Bookish Thoughts

Chiaroscuro: There is light and dark to be found in all works of art


On reading “The Incorrigible Optimists’ club” I felt like I was in direct conversation with an old friend. Not only because I am a self proclaimed, eternal incorrigible optimist but also due the similarity of the protagonist’s train of thought as my own which left me smiling as I read. One of the discussions to which I was particularly drawn was his opinion on iconic and well revered authors. He ponders the extent to which the heroism such of likes as Kessel or Kafka makes their work appear even more epic.

Are we then to dismiss all books by authors with questionable pasts, a few misdemeanours or in some cases even a criminal record?

Before I continue, please take a look at the picture featured at the top of this article. Admire the Chiaroscuro and the delicate handiwork that it must have taken to create such a masterpiece. Consider the insight and attention to detail it would have taken to create such art.

The patience…

The sensitivity…

Now imagine those same sensitive hands brutally killing a love rival in the street. I’m sure his delicate handiwork had no place in the attempted castration.

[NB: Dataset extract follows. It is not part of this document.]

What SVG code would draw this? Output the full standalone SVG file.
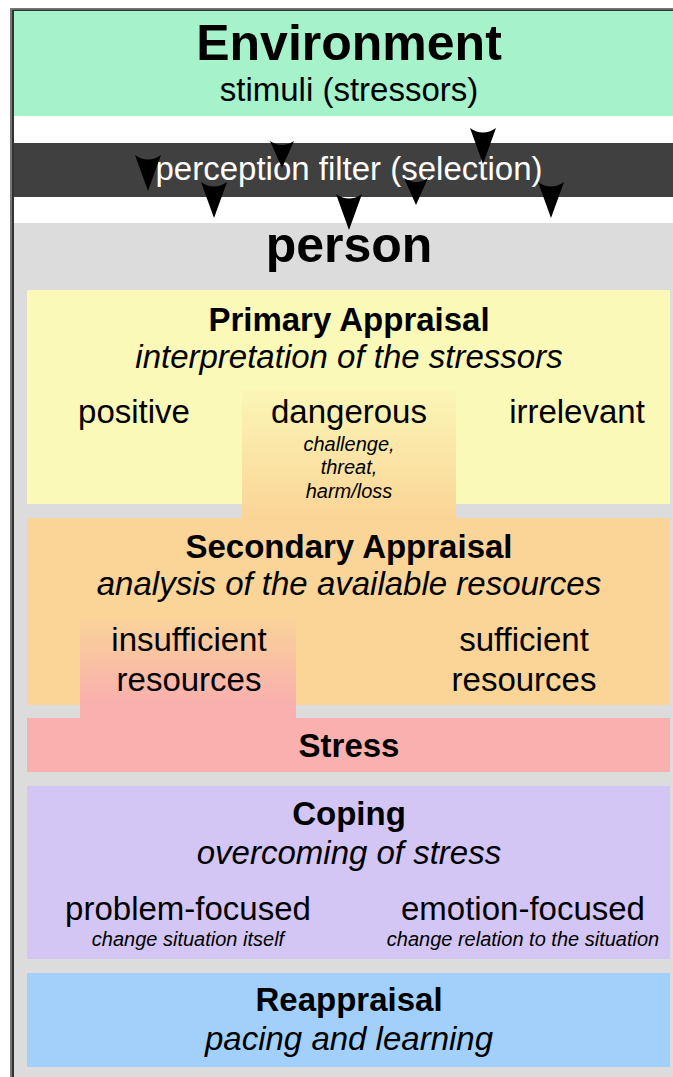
<svg xmlns="http://www.w3.org/2000/svg" width="673" height="1077" viewBox="0 0 673 1077">
<style>
text{font-family:"Liberation Sans",Arial,sans-serif;fill:#000;text-anchor:middle}
.b{font-weight:bold}
.i{font-style:italic}
.n{font-size:33px}
.s{font-size:20px;font-style:italic}
.w{fill:#fff}
</style>
<defs>
<linearGradient id="gDanger" x1="0" y1="0" x2="0" y2="1">
<stop offset="0" stop-color="#fbf6b6"/>
<stop offset="1" stop-color="#fad597"/>
</linearGradient>
<linearGradient id="gInsuf" x1="0" y1="0" x2="0" y2="1">
<stop offset="0" stop-color="#fad597"/>
<stop offset="0.85" stop-color="#f9b0ae"/>
<stop offset="1" stop-color="#f9b0ae"/>
</linearGradient>
<path id="ah" d="M-13,0 Q0,9 13,0 L0,36 Z" fill="#000"/>
<path id="ahs" d="M-12,0 Q0,8 12,0 L0,27 Z" fill="#000"/>
</defs>
<rect x="0" y="0" width="673" height="1077" fill="#fff"/>
<g id="frame">
<rect x="14" y="223" width="659" height="854" fill="#dcdcdc"/>
<line x1="11" y1="8" x2="11" y2="1077" stroke="#777" stroke-width="2"/>
<line x1="13" y1="10" x2="13" y2="1077" stroke="#333" stroke-width="2"/>
<line x1="10" y1="9" x2="673" y2="9" stroke="#777" stroke-width="2"/>
<line x1="12" y1="10.5" x2="673" y2="10.5" stroke="#333" stroke-width="1.5"/>
</g>
<g id="environment">
<rect x="14" y="11" width="659" height="105" fill="#a6f2ca"/>
<text class="b" x="349" y="60" font-size="50">Environment</text>
<text x="349" y="101" font-size="33">stimuli (stressors)</text>
</g>
<g id="filter">
<rect x="14" y="143" width="659" height="54" fill="#404040"/>
<text class="w" x="349" y="180" font-size="33">perception filter (selection)</text>
</g>
<g id="person">
<text class="b" x="349" y="262" font-size="50">person</text>
</g>
<g id="primary">
<rect x="27" y="290" width="643" height="214" fill="#fbf9b8"/>
<rect x="242" y="390" width="214" height="128" fill="url(#gDanger)"/>
<text class="b n" x="349" y="331">Primary Appraisal</text>
<text class="i n" x="349" y="368">interpretation of the stressors</text>
<text class="n" x="134" y="423">positive</text>
<text class="n" x="349" y="423">dangerous</text>
<text class="n" x="577" y="423">irrelevant</text>
<text class="s" x="349" y="451">challenge,</text>
<text class="s" x="349" y="474">threat,</text>
<text class="s" x="349" y="498">harm/loss</text>
</g>
<g id="secondary">
<rect x="27" y="518" width="643" height="187" fill="#fad597"/>
<rect x="80" y="613" width="216" height="106" fill="url(#gInsuf)"/>
<text class="b n" x="349" y="558">Secondary Appraisal</text>
<text class="i n" x="349" y="595">analysis of the available resources</text>
<text class="n" x="189" y="651">insufficient</text>
<text class="n" x="189" y="691">resources</text>
<text class="n" x="524" y="651">sufficient</text>
<text class="n" x="524" y="691">resources</text>
</g>
<g id="stress">
<rect x="27" y="718" width="643" height="54" fill="#f9b0ae"/>
<text class="b n" x="349" y="757">Stress</text>
</g>
<g id="coping">
<rect x="27" y="786" width="643" height="173" fill="#d3c6f4"/>
<text class="b n" x="349" y="825">Coping</text>
<text class="i n" x="349" y="864">overcoming of stress</text>
<text class="n" x="188" y="920">problem-focused</text>
<text class="s" x="188" y="946">change situation itself</text>
<text class="n" x="523" y="920">emotion-focused</text>
<text class="s" x="523" y="946">change relation to the situation</text>
</g>
<g id="reappraisal">
<rect x="27" y="973" width="643" height="94" fill="#a3d0fa"/>
<text class="b n" x="349" y="1011">Reappraisal</text>
<text class="i n" x="349" y="1050">pacing and learning</text>
</g>
<g id="connectors">
<use href="#ah" x="148" y="155"/>
<use href="#ahs" x="282" y="141"/>
<use href="#ah" x="483" y="128"/>
<use href="#ah" x="214" y="182"/>
<use href="#ah" x="349" y="194"/>
<use href="#ahs" x="416" y="178"/>
<use href="#ah" x="551" y="182"/>
</g>
</svg>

It is undeniable that this somewhat ruins the tranquillity of such a piece. I wonder if we would be surprised by the number of authors hiding skeletons in their closets. I weigh this up with the slim pickings of literature that would be left to choose from if we scrutinised the character of each author before setting out.

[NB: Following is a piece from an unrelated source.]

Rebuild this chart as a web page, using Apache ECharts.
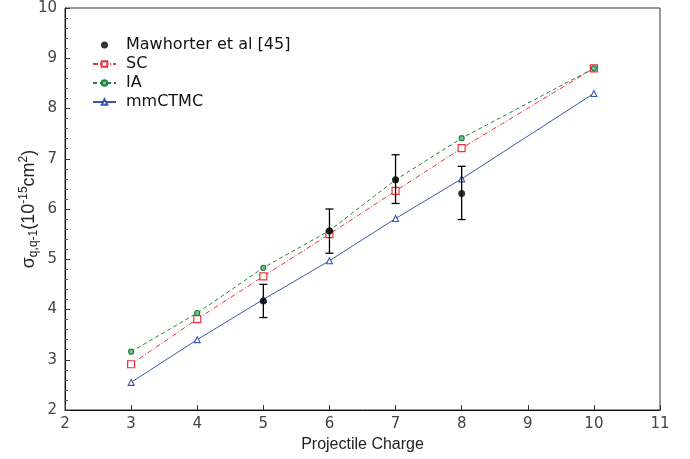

Excuse me, I’d to take this book out but could you first ask the librarian to find at least two character references on them. Preferably one personal and one professional please. 

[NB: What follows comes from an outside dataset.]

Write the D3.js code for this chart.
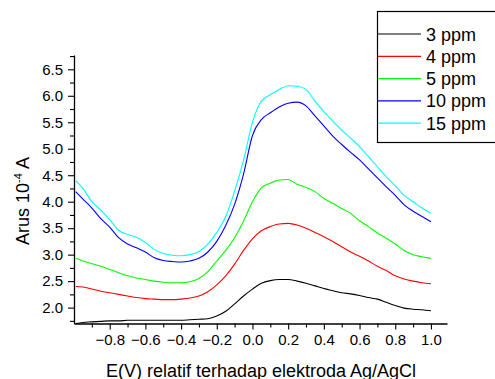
<!DOCTYPE html>
<html>
<head>
<meta charset="utf-8">
<script src="https://cdn.jsdelivr.net/npm/d3@7"></script>
<style>
  html, body { margin: 0; padding: 0; background: #fff; }
  svg { display: block; font-family: Arial, "Liberation Sans", sans-serif; }
</style>
</head>
<body>
<div id="chart"></div>
<script>
// potential (V) sampled every 0.05, shared by all series
const potentials = [-0.99, -0.95, -0.90, -0.85, -0.80, -0.75, -0.70, -0.65, -0.60, -0.55,
  -0.50, -0.45, -0.40, -0.35, -0.30, -0.25, -0.20, -0.15, -0.10, -0.05,
  0.00, 0.05, 0.10, 0.15, 0.20, 0.25, 0.30, 0.35, 0.40, 0.45,
  0.50, 0.55, 0.60, 0.65, 0.70, 0.75, 0.80, 0.85, 0.90, 0.95, 1.00];

const seriesNames = ["3 ppm", "4 ppm", "5 ppm", "10 ppm", "15 ppm"];

// current, x 10^-4 A
const ppm3 = [1.70, 1.72, 1.73, 1.74, 1.75, 1.75, 1.76, 1.76, 1.76, 1.76,
  1.76, 1.76, 1.76, 1.77, 1.78, 1.79, 1.84, 1.93, 2.07, 2.22,
  2.35, 2.46, 2.51, 2.53, 2.53, 2.50, 2.46, 2.41, 2.36, 2.32,
  2.28, 2.26, 2.23, 2.19, 2.16, 2.10, 2.04, 1.99, 1.97, 1.96, 1.94];
const ppm4 = [2.40, 2.39, 2.35, 2.31, 2.28, 2.25, 2.22, 2.19, 2.17, 2.16,
  2.15, 2.15, 2.16, 2.18, 2.22, 2.30, 2.43, 2.60, 2.82, 3.08,
  3.30, 3.45, 3.53, 3.58, 3.59, 3.56, 3.50, 3.42, 3.34, 3.25,
  3.15, 3.05, 2.97, 2.88, 2.78, 2.70, 2.60, 2.54, 2.50, 2.47, 2.45];
const ppm5 = [2.93, 2.88, 2.83, 2.78, 2.72, 2.66, 2.60, 2.56, 2.53, 2.50,
  2.48, 2.47, 2.47, 2.49, 2.55, 2.68, 2.88, 3.08, 3.32, 3.63,
  4.00, 4.26, 4.35, 4.41, 4.42, 4.33, 4.27, 4.19, 4.06, 3.97,
  3.87, 3.78, 3.64, 3.53, 3.41, 3.31, 3.20, 3.08, 3.00, 2.96, 2.93];
const ppm10 = [4.19, 4.05, 3.88, 3.68, 3.52, 3.32, 3.20, 3.13, 3.05, 2.94,
  2.89, 2.87, 2.86, 2.88, 2.93, 3.05, 3.25, 3.55, 3.95, 4.52,
  5.25, 5.55, 5.68, 5.79, 5.86, 5.88, 5.81, 5.62, 5.43, 5.24,
  5.08, 4.93, 4.79, 4.62, 4.45, 4.28, 4.12, 3.94, 3.82, 3.72, 3.62];
const ppm15 = [4.40, 4.25, 4.00, 3.84, 3.66, 3.46, 3.38, 3.33, 3.23, 3.10,
  3.02, 2.99, 2.98, 3.00, 3.06, 3.20, 3.42, 3.72, 4.20, 4.78,
  5.50, 5.90, 6.02, 6.12, 6.19, 6.18, 6.12, 5.90, 5.70, 5.52,
  5.35, 5.20, 5.04, 4.85, 4.66, 4.47, 4.30, 4.12, 4.00, 3.88, 3.78];

const seriesValues = [ppm3, ppm4, ppm5, ppm10, ppm15];

const xMajorTicks = [-0.8, -0.6, -0.4, -0.2, 0.0, 0.2, 0.4, 0.6, 0.8, 1.0];
const xMinorTicks = [-0.9, -0.7, -0.5, -0.3, -0.1, 0.1, 0.3, 0.5, 0.7, 0.9];
const yMajorTicks = [2.0, 2.5, 3.0, 3.5, 4.0, 4.5, 5.0, 5.5, 6.0, 6.5];
const yMinorTicks = [1.75, 2.25, 2.75, 3.25, 3.75, 4.25, 4.75, 5.25, 5.75, 6.25, 6.75];

const colors = ["#000000", "#ff0000", "#00ff00", "#0000ff", "#00ffff"];

const W = 495, H = 379;
const M = { left: 74, right: 447, top: 55, bottom: 323.5 };

const svg = d3.select('#chart').append('svg')
  .attr('width', W)
  .attr('height', H);

const x = d3.scaleLinear().domain([-1.0, 1.09]).range([M.left, M.right]);
const y = d3.scaleLinear().domain([1.7, 6.77]).range([M.bottom, M.top]);

// curves
const line = d3.line()
  .x((d, i) => x(potentials[i]))
  .y(d => y(d))
  .curve(d3.curveMonotoneX);

svg.append('g')
  .selectAll('path')
  .data(seriesValues)
  .join('path')
  .attr('fill', 'none')
  .attr('stroke', (d, i) => colors[i])
  .attr('stroke-width', 1.1)
  .attr('d', line);

// bottom axis
const gx = svg.append('g').attr('transform', `translate(0,${M.bottom})`);
gx.call(d3.axisBottom(x).tickValues(xMajorTicks).tickSize(6).tickSizeOuter(0)
  .tickFormat(d3.format('.1f')));
gx.append('g').call(d3.axisBottom(x).tickValues(xMinorTicks).tickSize(4).tickSizeOuter(0).tickFormat(''))
  .select('.domain').remove();

// left axis
const gy = svg.append('g').attr('transform', `translate(${M.left},0)`);
gy.call(d3.axisLeft(y).tickValues(yMajorTicks).tickSize(6).tickSizeOuter(0)
  .tickFormat(d3.format('.1f')));
gy.append('g').call(d3.axisLeft(y).tickValues(yMinorTicks).tickSize(4).tickSizeOuter(0).tickFormat(''))
  .select('.domain').remove();

svg.selectAll('.domain').attr('stroke', '#000').attr('stroke-width', 1.3);
svg.selectAll('.tick line').attr('stroke', '#000').attr('stroke-width', 1.1);
svg.selectAll('.tick text')
  .attr('fill', '#000')
  .attr('font-size', '15px')
  .attr('font-family', 'Arial, "Liberation Sans", sans-serif');
gx.selectAll('.tick text').attr('y', 11);
gy.selectAll('.tick text').attr('x', -11);

// axis titles
svg.append('text')
  .attr('x', 261)
  .attr('y', 376.5)
  .attr('text-anchor', 'middle')
  .attr('font-size', '18px')
  .text('E(V) relatif terhadap elektroda Ag/AgCl');

const yt = svg.append('text')
  .attr('transform', 'translate(28.5,201) rotate(-90)')
  .attr('text-anchor', 'middle')
  .attr('font-size', '18px');
yt.append('tspan').text('Arus 10');
yt.append('tspan').attr('dy', -7).attr('font-size', '11px').text('-4');
yt.append('tspan').attr('dy', 7).text(' A');

// legend
const legend = svg.append('g');
legend.append('rect')
  .attr('x', 377.5).attr('y', 11.5)
  .attr('width', 130).attr('height', 131)
  .attr('fill', '#fff')
  .attr('stroke', '#000')
  .attr('stroke-width', 1.2);

const rows = legend.selectAll('g.row')
  .data(seriesNames)
  .join('g')
  .attr('class', 'row')
  .attr('transform', (d, i) => `translate(0,${34 + i * 22.3})`);

rows.append('line')
  .attr('x1', 378).attr('x2', 421)
  .attr('y1', 0).attr('y2', 0)
  .attr('stroke', (d, i) => colors[i])
  .attr('stroke-width', 1.2);

rows.append('text')
  .attr('x', 426)
  .attr('y', 6.5)
  .attr('font-size', '18px')
  .text(d => d);
</script>
</body>
</html>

If we condemned such authors we would be using our own national treasures as kindling. Dickensian characters are renowned for their clear moral stance- characters are either good or bad, no ifs, buts or maybes. Naively, I read this to say the same for Dickens. So I can’t express how disappointed I was to discover his sordid extra-marital affair.

Should this change how we read his work? I would argue that it doesn’t change anything although it certainly doesn’t feel like that.

It is understandable why we feel let down to find out such unfavourable things about people we have long held in high esteem. Literature speaks most when everything else goes quiet. It is something many people find comforting and therefore cherish. You feel as though the hands that held your own through your lowest points might just as easily have been wrapped around your neck.

This said, nothing about the work that we so adored has changed upon the reception of this new information. We have to bear in mind that much of their behaviour must be put back into and considered in the social context it sprung from.

So, no, I will not be burning all my beloved editions of Woolf due to a few comments about a Jewish nose. I will still let my children enjoy Dr. Seuss but I will omit his racist tendencies towards the Japanese.

It is hard to accept the fall from grace when we find out that our idols were inescapably human. Rather than letting such things mar our beloved artists, lets consider their masterpieces as their redeeming features and a very strong argument in their favour.